▶ [TASK INSTRUCTIONS]
In the data, extract each line that holds the string "chart".

▶ [DATASET EXTRACT]

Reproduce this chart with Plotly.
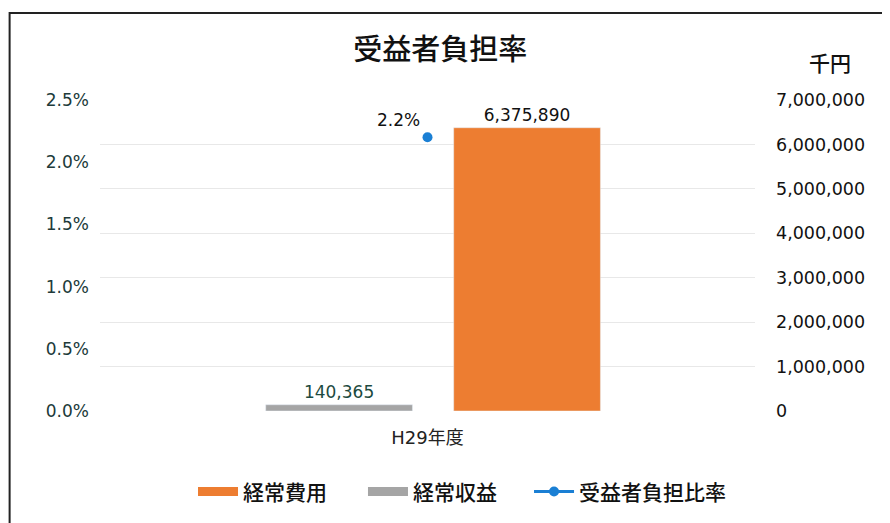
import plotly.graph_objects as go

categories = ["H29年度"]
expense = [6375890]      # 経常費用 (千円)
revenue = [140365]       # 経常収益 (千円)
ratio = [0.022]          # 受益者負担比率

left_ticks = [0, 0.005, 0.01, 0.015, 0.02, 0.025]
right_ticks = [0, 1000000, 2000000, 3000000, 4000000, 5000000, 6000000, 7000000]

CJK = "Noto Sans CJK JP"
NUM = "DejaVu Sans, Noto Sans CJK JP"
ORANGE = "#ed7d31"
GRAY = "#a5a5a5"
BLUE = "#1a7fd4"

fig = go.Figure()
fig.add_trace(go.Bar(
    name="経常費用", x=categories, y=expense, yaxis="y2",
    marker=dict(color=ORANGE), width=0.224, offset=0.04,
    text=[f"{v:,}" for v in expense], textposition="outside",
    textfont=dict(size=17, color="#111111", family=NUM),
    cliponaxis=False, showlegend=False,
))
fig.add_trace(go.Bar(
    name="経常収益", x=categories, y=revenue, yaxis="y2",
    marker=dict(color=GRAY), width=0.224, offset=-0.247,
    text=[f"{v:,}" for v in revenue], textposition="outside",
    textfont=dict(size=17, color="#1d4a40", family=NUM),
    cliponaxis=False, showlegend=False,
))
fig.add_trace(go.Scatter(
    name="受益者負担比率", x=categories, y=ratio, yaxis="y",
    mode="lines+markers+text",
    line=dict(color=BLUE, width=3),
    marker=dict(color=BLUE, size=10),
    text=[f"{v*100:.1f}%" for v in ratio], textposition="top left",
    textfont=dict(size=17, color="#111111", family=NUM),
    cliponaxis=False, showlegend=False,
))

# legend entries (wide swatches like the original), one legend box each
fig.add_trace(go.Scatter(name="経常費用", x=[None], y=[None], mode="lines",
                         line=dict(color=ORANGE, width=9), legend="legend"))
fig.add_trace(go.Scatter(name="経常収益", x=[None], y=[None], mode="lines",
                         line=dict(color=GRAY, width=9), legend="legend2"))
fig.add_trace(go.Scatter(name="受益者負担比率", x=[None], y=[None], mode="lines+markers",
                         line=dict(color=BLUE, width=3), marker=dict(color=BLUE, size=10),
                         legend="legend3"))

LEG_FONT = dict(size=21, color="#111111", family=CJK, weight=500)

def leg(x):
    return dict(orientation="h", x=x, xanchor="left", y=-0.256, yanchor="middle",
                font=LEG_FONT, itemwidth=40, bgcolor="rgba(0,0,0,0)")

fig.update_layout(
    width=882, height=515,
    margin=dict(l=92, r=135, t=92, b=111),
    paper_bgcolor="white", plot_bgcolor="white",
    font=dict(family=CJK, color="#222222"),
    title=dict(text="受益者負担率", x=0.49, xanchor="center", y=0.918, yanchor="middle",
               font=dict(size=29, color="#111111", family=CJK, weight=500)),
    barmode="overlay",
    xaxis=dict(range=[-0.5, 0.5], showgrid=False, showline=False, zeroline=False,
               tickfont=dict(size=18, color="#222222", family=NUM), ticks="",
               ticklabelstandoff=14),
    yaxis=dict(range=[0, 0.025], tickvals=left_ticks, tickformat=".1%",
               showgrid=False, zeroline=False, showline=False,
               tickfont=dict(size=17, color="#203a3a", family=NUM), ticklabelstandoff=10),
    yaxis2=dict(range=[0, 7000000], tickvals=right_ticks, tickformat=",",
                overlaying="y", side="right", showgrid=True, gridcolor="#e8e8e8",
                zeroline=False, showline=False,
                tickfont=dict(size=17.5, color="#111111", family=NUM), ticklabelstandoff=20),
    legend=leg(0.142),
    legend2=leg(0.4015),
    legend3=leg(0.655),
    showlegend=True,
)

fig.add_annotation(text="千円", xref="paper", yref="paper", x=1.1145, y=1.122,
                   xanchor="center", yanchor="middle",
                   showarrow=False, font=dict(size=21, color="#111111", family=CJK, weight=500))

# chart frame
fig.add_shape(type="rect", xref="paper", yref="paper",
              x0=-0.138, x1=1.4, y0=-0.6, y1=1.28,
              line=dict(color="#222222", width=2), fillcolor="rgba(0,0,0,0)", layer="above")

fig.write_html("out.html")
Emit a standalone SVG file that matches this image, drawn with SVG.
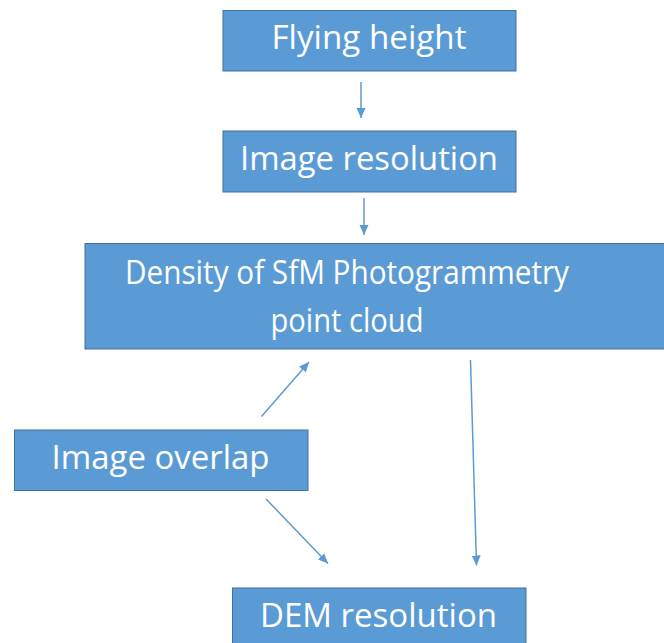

▶ [SOLUTION TO THIS TASK]
Reproduce this chart with Plotly.
# chart frame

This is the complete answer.